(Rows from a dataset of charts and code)
——
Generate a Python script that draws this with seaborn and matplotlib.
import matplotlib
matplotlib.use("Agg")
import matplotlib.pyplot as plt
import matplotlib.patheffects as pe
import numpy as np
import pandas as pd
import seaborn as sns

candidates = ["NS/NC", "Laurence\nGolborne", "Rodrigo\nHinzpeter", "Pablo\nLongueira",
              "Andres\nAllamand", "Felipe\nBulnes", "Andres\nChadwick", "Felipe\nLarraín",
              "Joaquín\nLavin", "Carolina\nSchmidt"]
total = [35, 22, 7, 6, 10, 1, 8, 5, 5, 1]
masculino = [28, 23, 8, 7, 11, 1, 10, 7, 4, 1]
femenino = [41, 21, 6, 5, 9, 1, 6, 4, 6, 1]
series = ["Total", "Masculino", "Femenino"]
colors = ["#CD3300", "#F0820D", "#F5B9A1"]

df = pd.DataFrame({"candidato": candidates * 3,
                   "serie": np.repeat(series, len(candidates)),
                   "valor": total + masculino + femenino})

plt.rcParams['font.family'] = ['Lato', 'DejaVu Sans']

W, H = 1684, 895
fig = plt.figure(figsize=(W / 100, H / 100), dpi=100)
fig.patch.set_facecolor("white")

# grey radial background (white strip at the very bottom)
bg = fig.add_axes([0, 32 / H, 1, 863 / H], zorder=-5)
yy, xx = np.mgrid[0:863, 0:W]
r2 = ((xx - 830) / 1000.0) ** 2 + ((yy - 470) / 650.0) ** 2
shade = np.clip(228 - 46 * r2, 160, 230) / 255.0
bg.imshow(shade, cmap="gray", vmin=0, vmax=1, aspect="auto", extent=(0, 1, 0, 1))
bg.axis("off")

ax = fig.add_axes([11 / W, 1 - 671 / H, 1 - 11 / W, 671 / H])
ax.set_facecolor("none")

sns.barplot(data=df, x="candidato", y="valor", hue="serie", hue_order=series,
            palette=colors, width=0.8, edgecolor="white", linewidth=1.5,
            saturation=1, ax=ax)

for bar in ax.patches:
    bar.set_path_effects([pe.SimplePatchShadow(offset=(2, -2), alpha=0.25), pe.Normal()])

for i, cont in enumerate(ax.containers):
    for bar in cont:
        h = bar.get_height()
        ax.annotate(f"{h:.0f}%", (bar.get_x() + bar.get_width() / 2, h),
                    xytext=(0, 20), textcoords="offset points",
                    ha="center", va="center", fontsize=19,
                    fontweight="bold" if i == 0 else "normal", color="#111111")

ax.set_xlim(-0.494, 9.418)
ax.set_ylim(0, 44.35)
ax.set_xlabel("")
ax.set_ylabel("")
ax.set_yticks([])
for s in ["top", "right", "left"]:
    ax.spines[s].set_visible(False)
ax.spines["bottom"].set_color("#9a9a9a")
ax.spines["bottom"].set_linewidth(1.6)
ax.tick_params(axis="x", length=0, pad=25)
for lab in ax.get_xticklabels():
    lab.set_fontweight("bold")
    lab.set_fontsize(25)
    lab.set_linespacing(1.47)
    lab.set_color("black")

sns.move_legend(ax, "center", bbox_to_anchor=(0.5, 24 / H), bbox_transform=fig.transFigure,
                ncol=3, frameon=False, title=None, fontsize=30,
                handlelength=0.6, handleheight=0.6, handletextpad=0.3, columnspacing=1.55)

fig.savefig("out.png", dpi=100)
——
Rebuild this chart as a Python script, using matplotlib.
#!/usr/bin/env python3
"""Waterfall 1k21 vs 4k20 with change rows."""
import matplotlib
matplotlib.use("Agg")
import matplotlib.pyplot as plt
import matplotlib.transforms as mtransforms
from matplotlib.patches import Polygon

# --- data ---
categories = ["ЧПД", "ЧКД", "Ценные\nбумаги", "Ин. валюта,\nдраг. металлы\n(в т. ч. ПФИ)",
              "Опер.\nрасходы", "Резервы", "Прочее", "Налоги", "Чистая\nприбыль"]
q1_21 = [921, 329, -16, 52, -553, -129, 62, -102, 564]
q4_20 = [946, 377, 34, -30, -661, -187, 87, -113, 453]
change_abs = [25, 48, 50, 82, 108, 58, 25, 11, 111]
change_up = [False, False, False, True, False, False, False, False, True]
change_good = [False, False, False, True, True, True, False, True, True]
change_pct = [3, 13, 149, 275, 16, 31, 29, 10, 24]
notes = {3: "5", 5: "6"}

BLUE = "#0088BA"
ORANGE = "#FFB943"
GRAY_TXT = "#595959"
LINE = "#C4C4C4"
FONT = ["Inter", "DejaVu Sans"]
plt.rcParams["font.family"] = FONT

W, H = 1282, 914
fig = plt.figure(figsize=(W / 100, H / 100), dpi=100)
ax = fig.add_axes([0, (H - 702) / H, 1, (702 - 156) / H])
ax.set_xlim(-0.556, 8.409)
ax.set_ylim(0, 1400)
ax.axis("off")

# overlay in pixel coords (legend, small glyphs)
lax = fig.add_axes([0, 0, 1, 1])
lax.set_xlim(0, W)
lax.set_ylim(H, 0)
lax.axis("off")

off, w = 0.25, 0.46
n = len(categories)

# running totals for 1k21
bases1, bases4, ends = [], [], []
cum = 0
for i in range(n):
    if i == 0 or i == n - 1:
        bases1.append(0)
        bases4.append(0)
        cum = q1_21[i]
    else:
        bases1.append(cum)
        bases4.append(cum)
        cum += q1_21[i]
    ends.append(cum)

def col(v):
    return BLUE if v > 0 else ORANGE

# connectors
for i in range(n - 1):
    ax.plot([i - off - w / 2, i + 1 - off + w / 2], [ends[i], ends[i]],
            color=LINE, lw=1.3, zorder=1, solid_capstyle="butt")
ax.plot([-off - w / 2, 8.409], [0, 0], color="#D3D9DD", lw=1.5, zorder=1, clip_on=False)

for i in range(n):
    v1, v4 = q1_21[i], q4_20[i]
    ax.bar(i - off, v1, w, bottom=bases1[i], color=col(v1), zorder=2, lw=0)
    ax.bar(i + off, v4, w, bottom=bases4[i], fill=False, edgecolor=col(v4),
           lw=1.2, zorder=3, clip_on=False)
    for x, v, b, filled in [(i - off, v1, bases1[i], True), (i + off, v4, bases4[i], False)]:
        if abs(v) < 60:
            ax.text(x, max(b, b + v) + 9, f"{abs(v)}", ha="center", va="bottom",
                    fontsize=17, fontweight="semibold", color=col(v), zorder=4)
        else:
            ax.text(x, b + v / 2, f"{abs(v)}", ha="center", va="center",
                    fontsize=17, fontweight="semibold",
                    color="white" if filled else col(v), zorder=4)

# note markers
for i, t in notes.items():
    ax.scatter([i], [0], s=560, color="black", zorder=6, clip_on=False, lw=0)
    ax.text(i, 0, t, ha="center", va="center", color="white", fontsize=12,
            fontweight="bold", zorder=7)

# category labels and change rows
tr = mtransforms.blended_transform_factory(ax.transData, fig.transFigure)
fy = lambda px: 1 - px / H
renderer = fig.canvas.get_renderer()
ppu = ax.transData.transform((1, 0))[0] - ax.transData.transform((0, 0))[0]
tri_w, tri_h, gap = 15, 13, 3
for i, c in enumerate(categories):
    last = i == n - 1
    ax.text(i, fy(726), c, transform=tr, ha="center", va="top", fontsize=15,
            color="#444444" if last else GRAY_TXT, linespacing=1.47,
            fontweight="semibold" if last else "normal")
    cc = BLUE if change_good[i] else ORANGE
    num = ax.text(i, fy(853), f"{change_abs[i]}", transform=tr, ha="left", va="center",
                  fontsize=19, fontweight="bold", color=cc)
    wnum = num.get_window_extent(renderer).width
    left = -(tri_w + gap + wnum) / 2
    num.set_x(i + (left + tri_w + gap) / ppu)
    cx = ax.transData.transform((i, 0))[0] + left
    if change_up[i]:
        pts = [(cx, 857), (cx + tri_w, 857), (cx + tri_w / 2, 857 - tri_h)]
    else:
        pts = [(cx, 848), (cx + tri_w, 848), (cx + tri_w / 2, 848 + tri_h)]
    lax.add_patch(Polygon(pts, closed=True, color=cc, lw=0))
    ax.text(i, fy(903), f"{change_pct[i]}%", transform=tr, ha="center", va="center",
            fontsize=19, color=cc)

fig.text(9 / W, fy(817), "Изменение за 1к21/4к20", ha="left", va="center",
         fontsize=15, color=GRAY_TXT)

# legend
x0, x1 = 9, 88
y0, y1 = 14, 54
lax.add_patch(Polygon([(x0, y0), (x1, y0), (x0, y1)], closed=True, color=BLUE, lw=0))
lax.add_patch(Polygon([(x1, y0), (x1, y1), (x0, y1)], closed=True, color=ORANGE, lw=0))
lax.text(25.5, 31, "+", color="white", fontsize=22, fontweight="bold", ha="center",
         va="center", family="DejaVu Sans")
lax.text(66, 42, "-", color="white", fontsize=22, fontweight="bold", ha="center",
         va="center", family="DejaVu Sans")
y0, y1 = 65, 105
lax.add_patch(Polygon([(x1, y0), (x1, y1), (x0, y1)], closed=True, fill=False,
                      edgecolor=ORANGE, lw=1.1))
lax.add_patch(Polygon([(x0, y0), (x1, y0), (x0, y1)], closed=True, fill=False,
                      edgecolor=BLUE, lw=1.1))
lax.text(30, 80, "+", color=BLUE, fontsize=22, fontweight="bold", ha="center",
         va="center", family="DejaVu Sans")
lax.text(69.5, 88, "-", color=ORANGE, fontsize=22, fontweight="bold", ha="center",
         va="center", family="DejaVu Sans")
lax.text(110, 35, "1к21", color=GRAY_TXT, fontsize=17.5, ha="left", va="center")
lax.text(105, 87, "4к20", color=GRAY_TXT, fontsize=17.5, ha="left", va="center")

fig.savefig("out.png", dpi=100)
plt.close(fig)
——
_DIRECTIVE_
Look through the material above and print exactly the lines from the one containing "Generate a Python" to the one containing "import seaborn as sns", both included, and nothing more.

_TASK RESPONSE_
Generate a Python script that draws this with seaborn and matplotlib.
import matplotlib
matplotlib.use("Agg")
import matplotlib.pyplot as plt
import matplotlib.patheffects as pe
import numpy as np
import pandas as pd
import seaborn as sns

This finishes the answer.